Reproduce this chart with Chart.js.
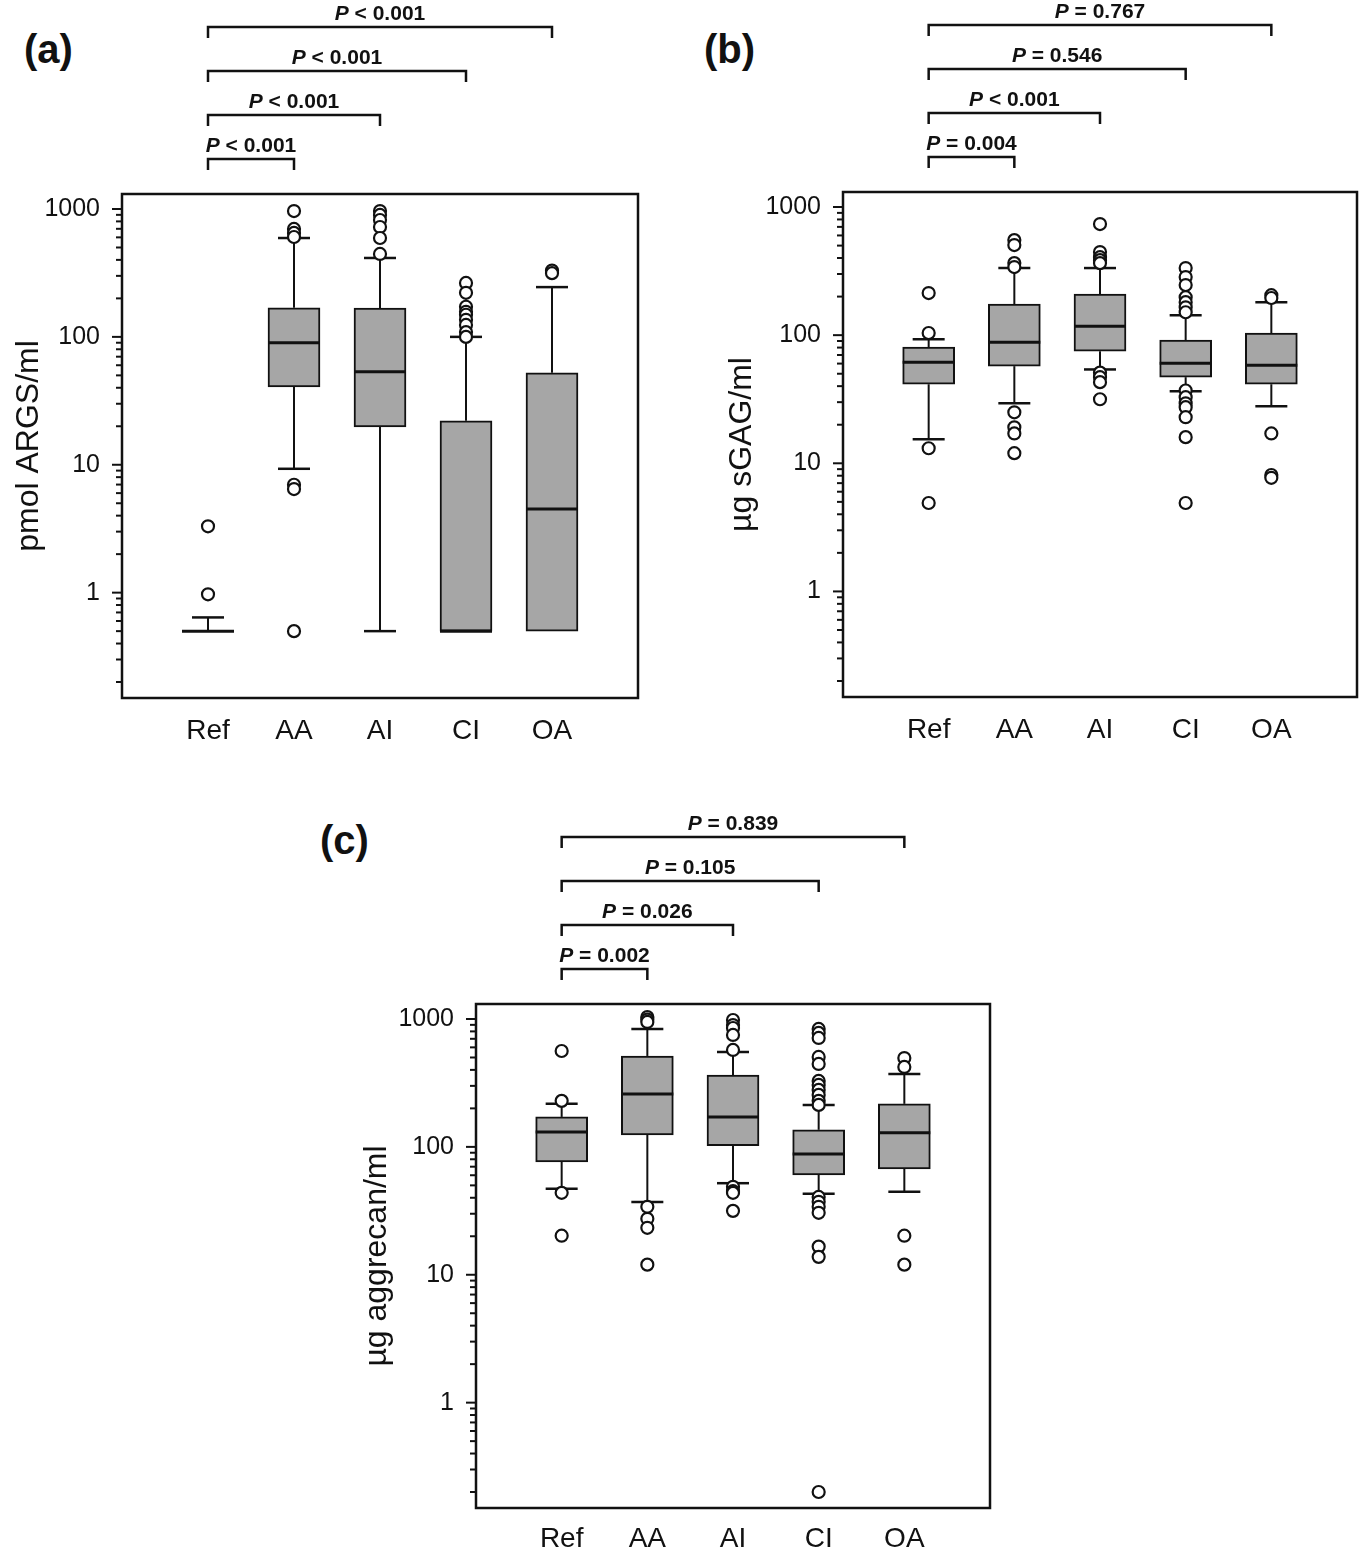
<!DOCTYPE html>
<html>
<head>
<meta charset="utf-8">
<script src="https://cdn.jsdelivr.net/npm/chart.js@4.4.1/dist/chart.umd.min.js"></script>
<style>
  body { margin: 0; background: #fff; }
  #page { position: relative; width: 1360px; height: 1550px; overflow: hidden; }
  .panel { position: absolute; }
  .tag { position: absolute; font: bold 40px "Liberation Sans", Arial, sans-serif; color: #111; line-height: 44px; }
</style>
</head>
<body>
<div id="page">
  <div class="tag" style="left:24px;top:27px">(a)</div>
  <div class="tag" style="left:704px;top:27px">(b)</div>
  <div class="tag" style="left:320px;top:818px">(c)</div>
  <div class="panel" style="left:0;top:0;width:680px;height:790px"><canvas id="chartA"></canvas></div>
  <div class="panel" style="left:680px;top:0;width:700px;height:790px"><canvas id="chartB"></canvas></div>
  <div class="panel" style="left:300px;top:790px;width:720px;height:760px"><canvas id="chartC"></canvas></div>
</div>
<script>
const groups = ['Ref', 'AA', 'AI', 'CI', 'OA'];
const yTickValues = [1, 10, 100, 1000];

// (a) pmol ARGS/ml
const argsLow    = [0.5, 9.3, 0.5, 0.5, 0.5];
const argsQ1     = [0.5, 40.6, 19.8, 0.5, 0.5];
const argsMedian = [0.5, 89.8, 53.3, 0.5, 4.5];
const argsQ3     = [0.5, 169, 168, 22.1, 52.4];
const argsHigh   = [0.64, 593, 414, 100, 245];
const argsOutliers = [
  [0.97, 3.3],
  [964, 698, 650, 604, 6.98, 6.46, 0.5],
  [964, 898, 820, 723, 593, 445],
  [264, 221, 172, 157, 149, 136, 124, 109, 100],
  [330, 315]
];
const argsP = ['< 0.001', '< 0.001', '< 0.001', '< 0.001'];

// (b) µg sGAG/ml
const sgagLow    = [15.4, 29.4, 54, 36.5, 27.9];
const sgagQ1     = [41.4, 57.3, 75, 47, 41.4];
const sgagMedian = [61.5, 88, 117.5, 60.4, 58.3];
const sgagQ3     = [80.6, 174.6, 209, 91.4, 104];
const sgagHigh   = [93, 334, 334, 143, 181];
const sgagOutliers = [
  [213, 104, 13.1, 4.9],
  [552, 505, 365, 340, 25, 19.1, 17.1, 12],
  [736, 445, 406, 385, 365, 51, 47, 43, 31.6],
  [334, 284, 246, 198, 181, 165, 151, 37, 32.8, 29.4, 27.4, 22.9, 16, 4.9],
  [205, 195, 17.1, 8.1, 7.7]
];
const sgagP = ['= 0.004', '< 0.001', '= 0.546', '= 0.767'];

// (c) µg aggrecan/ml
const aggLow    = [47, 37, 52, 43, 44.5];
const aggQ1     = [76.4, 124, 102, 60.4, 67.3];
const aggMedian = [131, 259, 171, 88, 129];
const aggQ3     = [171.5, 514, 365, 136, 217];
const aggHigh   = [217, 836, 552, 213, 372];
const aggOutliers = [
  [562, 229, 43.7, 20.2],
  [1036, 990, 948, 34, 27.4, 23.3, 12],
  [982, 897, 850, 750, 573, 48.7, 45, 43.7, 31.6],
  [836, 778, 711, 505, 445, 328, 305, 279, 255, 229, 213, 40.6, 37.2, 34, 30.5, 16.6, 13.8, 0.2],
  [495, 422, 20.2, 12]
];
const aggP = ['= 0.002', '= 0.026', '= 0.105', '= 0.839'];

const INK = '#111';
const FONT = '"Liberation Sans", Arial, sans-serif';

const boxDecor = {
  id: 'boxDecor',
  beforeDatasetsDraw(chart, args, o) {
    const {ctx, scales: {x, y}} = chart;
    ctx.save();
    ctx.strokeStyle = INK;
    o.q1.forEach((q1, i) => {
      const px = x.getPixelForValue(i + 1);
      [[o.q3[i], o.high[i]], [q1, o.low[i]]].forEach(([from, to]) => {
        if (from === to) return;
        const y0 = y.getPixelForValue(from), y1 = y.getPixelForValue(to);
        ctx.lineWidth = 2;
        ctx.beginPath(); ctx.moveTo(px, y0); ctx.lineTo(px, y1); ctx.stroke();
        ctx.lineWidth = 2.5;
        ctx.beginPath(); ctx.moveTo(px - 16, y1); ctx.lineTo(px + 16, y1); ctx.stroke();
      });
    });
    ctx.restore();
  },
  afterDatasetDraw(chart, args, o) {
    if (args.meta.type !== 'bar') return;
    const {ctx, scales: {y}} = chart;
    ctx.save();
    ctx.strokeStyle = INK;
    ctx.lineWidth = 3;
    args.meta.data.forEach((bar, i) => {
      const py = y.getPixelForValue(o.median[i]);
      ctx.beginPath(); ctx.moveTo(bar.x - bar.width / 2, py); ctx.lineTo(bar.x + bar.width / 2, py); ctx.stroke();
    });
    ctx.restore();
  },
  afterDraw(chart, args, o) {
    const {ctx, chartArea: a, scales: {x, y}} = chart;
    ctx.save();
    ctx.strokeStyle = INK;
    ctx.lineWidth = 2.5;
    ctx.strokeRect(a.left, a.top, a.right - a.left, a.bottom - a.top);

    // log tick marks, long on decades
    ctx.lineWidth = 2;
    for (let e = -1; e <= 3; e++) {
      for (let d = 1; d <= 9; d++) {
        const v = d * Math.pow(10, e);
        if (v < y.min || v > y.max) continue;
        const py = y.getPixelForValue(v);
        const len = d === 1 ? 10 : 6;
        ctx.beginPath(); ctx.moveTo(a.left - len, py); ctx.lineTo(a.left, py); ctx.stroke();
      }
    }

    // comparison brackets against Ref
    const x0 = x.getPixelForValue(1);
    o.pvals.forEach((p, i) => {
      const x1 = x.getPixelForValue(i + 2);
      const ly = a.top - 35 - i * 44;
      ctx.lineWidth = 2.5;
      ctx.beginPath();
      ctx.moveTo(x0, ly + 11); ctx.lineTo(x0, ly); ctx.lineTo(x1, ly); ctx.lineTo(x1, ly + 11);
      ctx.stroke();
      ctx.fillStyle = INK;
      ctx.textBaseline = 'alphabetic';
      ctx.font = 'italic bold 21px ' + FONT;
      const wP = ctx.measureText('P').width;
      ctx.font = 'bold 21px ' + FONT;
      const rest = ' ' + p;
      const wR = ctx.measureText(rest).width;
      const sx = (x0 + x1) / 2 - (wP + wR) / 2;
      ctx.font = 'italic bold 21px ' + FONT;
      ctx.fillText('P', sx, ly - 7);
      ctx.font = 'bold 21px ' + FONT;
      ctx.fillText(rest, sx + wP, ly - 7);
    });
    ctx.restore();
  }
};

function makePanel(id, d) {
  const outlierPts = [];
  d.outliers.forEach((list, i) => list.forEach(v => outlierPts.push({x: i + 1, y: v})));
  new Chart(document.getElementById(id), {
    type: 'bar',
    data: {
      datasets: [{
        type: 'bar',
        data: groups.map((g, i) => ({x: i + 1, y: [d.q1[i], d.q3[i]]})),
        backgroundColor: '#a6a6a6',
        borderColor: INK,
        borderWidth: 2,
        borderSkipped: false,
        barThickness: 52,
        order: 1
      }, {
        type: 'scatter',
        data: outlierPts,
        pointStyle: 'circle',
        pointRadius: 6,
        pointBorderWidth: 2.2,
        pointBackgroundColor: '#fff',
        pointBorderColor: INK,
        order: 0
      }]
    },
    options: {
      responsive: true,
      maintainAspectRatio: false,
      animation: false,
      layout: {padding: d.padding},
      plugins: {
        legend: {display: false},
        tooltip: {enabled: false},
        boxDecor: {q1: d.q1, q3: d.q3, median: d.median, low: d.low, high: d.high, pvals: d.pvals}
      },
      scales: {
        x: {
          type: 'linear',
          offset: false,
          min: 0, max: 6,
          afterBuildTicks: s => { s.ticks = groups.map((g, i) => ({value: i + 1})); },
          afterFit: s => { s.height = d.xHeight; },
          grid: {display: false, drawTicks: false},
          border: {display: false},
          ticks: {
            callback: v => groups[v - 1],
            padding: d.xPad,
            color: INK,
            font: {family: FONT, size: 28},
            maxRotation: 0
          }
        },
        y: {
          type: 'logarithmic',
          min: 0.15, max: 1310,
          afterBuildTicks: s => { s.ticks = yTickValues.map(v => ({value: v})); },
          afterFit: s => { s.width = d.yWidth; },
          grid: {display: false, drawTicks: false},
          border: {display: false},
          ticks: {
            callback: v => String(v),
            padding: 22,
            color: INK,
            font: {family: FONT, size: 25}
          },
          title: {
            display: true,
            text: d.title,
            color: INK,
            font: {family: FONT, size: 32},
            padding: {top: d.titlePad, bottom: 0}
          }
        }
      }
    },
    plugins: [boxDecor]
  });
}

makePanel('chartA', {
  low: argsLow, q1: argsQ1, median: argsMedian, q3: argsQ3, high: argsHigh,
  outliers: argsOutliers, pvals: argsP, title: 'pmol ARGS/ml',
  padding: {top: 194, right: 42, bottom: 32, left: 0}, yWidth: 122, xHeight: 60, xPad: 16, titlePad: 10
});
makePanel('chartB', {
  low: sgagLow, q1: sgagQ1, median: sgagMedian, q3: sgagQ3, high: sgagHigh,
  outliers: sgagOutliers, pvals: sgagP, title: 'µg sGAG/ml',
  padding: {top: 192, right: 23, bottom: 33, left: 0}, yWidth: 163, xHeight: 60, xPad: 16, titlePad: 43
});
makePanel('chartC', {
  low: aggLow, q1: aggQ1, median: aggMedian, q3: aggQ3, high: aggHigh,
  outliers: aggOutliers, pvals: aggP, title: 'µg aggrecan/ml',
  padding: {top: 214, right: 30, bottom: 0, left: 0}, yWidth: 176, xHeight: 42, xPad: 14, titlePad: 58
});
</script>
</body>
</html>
---
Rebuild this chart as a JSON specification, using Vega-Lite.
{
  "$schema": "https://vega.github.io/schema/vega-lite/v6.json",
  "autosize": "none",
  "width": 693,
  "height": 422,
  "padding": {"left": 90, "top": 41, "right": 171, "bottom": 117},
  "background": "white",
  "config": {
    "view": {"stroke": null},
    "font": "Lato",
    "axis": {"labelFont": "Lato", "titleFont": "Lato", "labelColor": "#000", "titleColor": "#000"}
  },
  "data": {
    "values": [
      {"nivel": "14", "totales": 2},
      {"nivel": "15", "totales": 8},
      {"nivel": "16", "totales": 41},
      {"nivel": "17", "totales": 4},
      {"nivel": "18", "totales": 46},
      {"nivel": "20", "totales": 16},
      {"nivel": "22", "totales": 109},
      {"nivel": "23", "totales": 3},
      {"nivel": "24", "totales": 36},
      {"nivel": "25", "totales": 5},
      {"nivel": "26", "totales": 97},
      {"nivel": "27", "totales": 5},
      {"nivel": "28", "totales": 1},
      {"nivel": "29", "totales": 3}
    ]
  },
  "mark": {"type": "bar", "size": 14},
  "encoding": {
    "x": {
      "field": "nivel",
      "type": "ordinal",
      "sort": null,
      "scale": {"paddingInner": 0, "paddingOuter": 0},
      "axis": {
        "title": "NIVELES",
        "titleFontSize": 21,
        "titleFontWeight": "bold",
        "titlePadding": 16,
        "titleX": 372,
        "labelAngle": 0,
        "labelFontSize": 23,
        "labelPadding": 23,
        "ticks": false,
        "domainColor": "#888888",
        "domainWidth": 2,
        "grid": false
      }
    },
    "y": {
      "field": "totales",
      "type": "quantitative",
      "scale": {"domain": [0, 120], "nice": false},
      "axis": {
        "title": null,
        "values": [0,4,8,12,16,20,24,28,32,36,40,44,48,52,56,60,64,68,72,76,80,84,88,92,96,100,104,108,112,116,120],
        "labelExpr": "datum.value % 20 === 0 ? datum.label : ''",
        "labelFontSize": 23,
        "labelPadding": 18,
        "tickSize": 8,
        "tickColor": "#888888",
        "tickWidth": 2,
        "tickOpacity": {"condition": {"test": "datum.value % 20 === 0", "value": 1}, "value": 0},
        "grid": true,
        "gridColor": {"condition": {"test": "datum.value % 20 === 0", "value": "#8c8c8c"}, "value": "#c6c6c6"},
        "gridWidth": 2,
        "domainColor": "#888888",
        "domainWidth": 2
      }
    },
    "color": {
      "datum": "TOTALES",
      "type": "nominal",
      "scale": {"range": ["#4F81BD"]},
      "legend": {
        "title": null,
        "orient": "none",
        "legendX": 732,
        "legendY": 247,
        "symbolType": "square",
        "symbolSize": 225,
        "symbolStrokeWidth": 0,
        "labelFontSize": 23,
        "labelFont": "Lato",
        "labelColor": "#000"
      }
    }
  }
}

# WHAT IS NEEDED
From the records above, extract the lines from the one holding "Reproduce this chart with Chart.js." through the one holding "const sgagP = ['= 0.004', '<", word for word; omit the pictures.

# FINAL ANSWER
Reproduce this chart with Chart.js.
<!DOCTYPE html>
<html>
<head>
<meta charset="utf-8">
<script src="https://cdn.jsdelivr.net/npm/chart.js@4.4.1/dist/chart.umd.min.js"></script>
<style>
  body { margin: 0; background: #fff; }
  #page { position: relative; width: 1360px; height: 1550px; overflow: hidden; }
  .panel { position: absolute; }
  .tag { position: absolute; font: bold 40px "Liberation Sans", Arial, sans-serif; color: #111; line-height: 44px; }
</style>
</head>
<body>
<div id="page">
  <div class="tag" style="left:24px;top:27px">(a)</div>
  <div class="tag" style="left:704px;top:27px">(b)</div>
  <div class="tag" style="left:320px;top:818px">(c)</div>
  <div class="panel" style="left:0;top:0;width:680px;height:790px"><canvas id="chartA"></canvas></div>
  <div class="panel" style="left:680px;top:0;width:700px;height:790px"><canvas id="chartB"></canvas></div>
  <div class="panel" style="left:300px;top:790px;width:720px;height:760px"><canvas id="chartC"></canvas></div>
</div>
<script>
const groups = ['Ref', 'AA', 'AI', 'CI', 'OA'];
const yTickValues = [1, 10, 100, 1000];

// (a) pmol ARGS/ml
const argsLow    = [0.5, 9.3, 0.5, 0.5, 0.5];
const argsQ1     = [0.5, 40.6, 19.8, 0.5, 0.5];
const argsMedian = [0.5, 89.8, 53.3, 0.5, 4.5];
const argsQ3     = [0.5, 169, 168, 22.1, 52.4];
const argsHigh   = [0.64, 593, 414, 100, 245];
const argsOutliers = [
  [0.97, 3.3],
  [964, 698, 650, 604, 6.98, 6.46, 0.5],
  [964, 898, 820, 723, 593, 445],
  [264, 221, 172, 157, 149, 136, 124, 109, 100],
  [330, 315]
];
const argsP = ['< 0.001', '< 0.001', '< 0.001', '< 0.001'];

// (b) µg sGAG/ml
const sgagLow    = [15.4, 29.4, 54, 36.5, 27.9];
const sgagQ1     = [41.4, 57.3, 75, 47, 41.4];
const sgagMedian = [61.5, 88, 117.5, 60.4, 58.3];
const sgagQ3     = [80.6, 174.6, 209, 91.4, 104];
const sgagHigh   = [93, 334, 334, 143, 181];
const sgagOutliers = [
  [213, 104, 13.1, 4.9],
  [552, 505, 365, 340, 25, 19.1, 17.1, 12],
  [736, 445, 406, 385, 365, 51, 47, 43, 31.6],
  [334, 284, 246, 198, 181, 165, 151, 37, 32.8, 29.4, 27.4, 22.9, 16, 4.9],
  [205, 195, 17.1, 8.1, 7.7]
];
const sgagP = ['= 0.004', '< 0.001', '= 0.546', '= 0.767'];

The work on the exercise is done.